### What is being asked
Please transcribe the data below exactly. Leave the pictures out.

"""

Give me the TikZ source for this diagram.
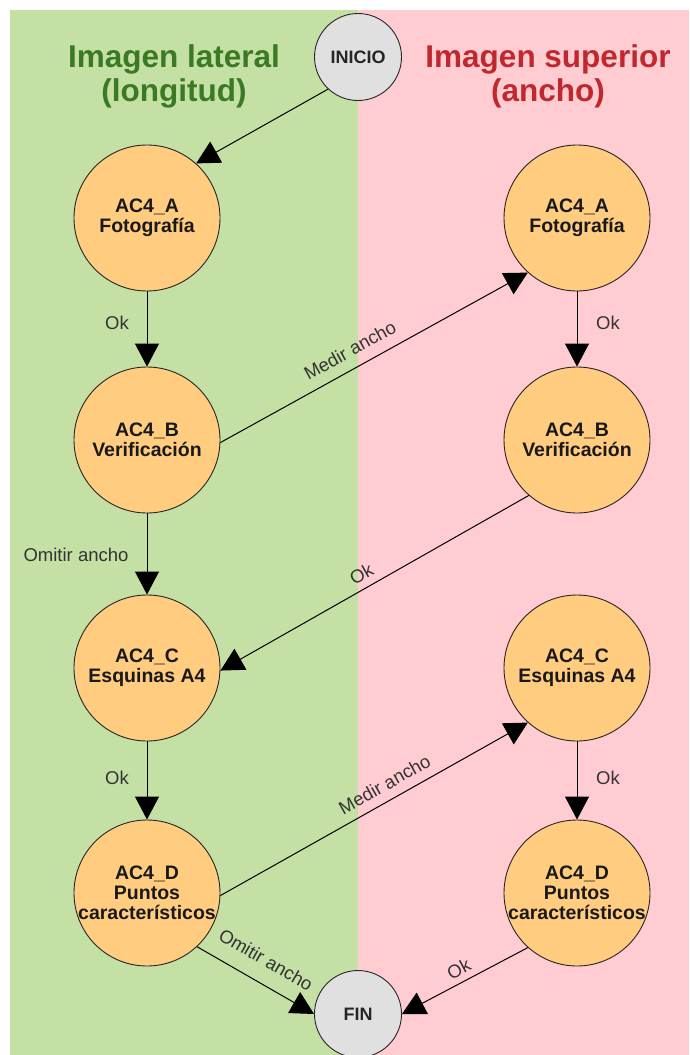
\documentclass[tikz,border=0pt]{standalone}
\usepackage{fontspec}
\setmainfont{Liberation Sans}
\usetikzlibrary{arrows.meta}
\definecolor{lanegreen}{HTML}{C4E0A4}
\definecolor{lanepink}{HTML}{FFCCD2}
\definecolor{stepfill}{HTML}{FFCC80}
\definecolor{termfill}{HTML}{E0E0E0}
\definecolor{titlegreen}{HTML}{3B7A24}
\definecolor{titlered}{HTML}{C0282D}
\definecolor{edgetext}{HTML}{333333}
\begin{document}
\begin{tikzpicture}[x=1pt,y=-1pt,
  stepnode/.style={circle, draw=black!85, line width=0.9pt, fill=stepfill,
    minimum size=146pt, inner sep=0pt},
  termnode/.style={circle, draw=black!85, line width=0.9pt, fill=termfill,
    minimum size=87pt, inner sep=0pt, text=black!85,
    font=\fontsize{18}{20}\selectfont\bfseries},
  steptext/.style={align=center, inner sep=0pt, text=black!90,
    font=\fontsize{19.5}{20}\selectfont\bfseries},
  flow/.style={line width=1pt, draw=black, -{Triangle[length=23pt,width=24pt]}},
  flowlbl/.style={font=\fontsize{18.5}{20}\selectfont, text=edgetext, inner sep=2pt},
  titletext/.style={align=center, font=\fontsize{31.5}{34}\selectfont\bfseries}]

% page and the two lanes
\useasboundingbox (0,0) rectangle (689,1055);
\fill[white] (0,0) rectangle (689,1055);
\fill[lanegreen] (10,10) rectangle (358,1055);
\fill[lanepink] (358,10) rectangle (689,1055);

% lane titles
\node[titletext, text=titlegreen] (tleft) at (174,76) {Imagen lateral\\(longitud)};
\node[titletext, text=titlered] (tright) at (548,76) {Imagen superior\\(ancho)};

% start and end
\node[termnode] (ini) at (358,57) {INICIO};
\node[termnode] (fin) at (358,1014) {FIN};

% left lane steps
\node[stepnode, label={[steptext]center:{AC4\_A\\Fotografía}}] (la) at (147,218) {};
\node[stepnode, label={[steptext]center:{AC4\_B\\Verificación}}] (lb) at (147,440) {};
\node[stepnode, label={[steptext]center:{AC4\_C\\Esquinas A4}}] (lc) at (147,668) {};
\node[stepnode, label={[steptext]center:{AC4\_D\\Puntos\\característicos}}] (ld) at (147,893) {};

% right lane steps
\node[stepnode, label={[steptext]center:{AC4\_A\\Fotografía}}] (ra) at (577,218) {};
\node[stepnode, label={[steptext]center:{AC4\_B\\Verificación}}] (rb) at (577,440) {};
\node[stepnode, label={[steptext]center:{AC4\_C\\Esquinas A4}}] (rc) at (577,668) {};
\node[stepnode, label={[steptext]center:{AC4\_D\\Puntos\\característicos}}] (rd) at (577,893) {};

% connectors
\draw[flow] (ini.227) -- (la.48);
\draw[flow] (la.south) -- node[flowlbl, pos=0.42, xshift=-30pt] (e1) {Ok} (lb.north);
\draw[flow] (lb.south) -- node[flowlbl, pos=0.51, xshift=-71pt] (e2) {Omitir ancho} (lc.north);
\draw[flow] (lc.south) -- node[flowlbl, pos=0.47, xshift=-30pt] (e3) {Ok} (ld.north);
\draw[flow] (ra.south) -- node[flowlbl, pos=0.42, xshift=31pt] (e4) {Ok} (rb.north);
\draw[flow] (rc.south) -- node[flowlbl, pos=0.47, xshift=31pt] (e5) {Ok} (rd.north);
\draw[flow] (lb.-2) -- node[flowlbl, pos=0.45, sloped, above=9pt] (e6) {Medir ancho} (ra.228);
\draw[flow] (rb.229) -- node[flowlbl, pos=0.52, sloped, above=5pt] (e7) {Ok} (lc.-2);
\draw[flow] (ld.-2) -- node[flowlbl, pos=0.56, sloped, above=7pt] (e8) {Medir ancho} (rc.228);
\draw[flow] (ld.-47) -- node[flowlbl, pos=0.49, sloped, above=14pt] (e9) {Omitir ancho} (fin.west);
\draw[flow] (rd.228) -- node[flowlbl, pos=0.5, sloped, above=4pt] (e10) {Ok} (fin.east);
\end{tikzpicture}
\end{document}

"""

### Response below
Give me the TikZ source for this diagram.
\documentclass[tikz,border=0pt]{standalone}
\usepackage{fontspec}
\setmainfont{Liberation Sans}
\usetikzlibrary{arrows.meta}
\definecolor{lanegreen}{HTML}{C4E0A4}
\definecolor{lanepink}{HTML}{FFCCD2}
\definecolor{stepfill}{HTML}{FFCC80}
\definecolor{termfill}{HTML}{E0E0E0}
\definecolor{titlegreen}{HTML}{3B7A24}
\definecolor{titlered}{HTML}{C0282D}
\definecolor{edgetext}{HTML}{333333}
\begin{document}
\begin{tikzpicture}[x=1pt,y=-1pt,
  stepnode/.style={circle, draw=black!85, line width=0.9pt, fill=stepfill,
    minimum size=146pt, inner sep=0pt},
  termnode/.style={circle, draw=black!85, line width=0.9pt, fill=termfill,
    minimum size=87pt, inner sep=0pt, text=black!85,
    font=\fontsize{18}{20}\selectfont\bfseries},
  steptext/.style={align=center, inner sep=0pt, text=black!90,
    font=\fontsize{19.5}{20}\selectfont\bfseries},
  flow/.style={line width=1pt, draw=black, -{Triangle[length=23pt,width=24pt]}},
  flowlbl/.style={font=\fontsize{18.5}{20}\selectfont, text=edgetext, inner sep=2pt},
  titletext/.style={align=center, font=\fontsize{31.5}{34}\selectfont\bfseries}]

% page and the two lanes
\useasboundingbox (0,0) rectangle (689,1055);
\fill[white] (0,0) rectangle (689,1055);
\fill[lanegreen] (10,10) rectangle (358,1055);
\fill[lanepink] (358,10) rectangle (689,1055);

% lane titles
\node[titletext, text=titlegreen] (tleft) at (174,76) {Imagen lateral\\(longitud)};
\node[titletext, text=titlered] (tright) at (548,76) {Imagen superior\\(ancho)};

% start and end
\node[termnode] (ini) at (358,57) {INICIO};
\node[termnode] (fin) at (358,1014) {FIN};

% left lane steps
\node[stepnode, label={[steptext]center:{AC4\_A\\Fotografía}}] (la) at (147,218) {};
\node[stepnode, label={[steptext]center:{AC4\_B\\Verificación}}] (lb) at (147,440) {};
\node[stepnode, label={[steptext]center:{AC4\_C\\Esquinas A4}}] (lc) at (147,668) {};
\node[stepnode, label={[steptext]center:{AC4\_D\\Puntos\\característicos}}] (ld) at (147,893) {};

% right lane steps
\node[stepnode, label={[steptext]center:{AC4\_A\\Fotografía}}] (ra) at (577,218) {};
\node[stepnode, label={[steptext]center:{AC4\_B\\Verificación}}] (rb) at (577,440) {};
\node[stepnode, label={[steptext]center:{AC4\_C\\Esquinas A4}}] (rc) at (577,668) {};
\node[stepnode, label={[steptext]center:{AC4\_D\\Puntos\\característicos}}] (rd) at (577,893) {};

% connectors
\draw[flow] (ini.227) -- (la.48);
\draw[flow] (la.south) -- node[flowlbl, pos=0.42, xshift=-30pt] (e1) {Ok} (lb.north);
\draw[flow] (lb.south) -- node[flowlbl, pos=0.51, xshift=-71pt] (e2) {Omitir ancho} (lc.north);
\draw[flow] (lc.south) -- node[flowlbl, pos=0.47, xshift=-30pt] (e3) {Ok} (ld.north);
\draw[flow] (ra.south) -- node[flowlbl, pos=0.42, xshift=31pt] (e4) {Ok} (rb.north);
\draw[flow] (rc.south) -- node[flowlbl, pos=0.47, xshift=31pt] (e5) {Ok} (rd.north);
\draw[flow] (lb.-2) -- node[flowlbl, pos=0.45, sloped, above=9pt] (e6) {Medir ancho} (ra.228);
\draw[flow] (rb.229) -- node[flowlbl, pos=0.52, sloped, above=5pt] (e7) {Ok} (lc.-2);
\draw[flow] (ld.-2) -- node[flowlbl, pos=0.56, sloped, above=7pt] (e8) {Medir ancho} (rc.228);
\draw[flow] (ld.-47) -- node[flowlbl, pos=0.49, sloped, above=14pt] (e9) {Omitir ancho} (fin.west);
\draw[flow] (rd.228) -- node[flowlbl, pos=0.5, sloped, above=4pt] (e10) {Ok} (fin.east);
\end{tikzpicture}
\end{document}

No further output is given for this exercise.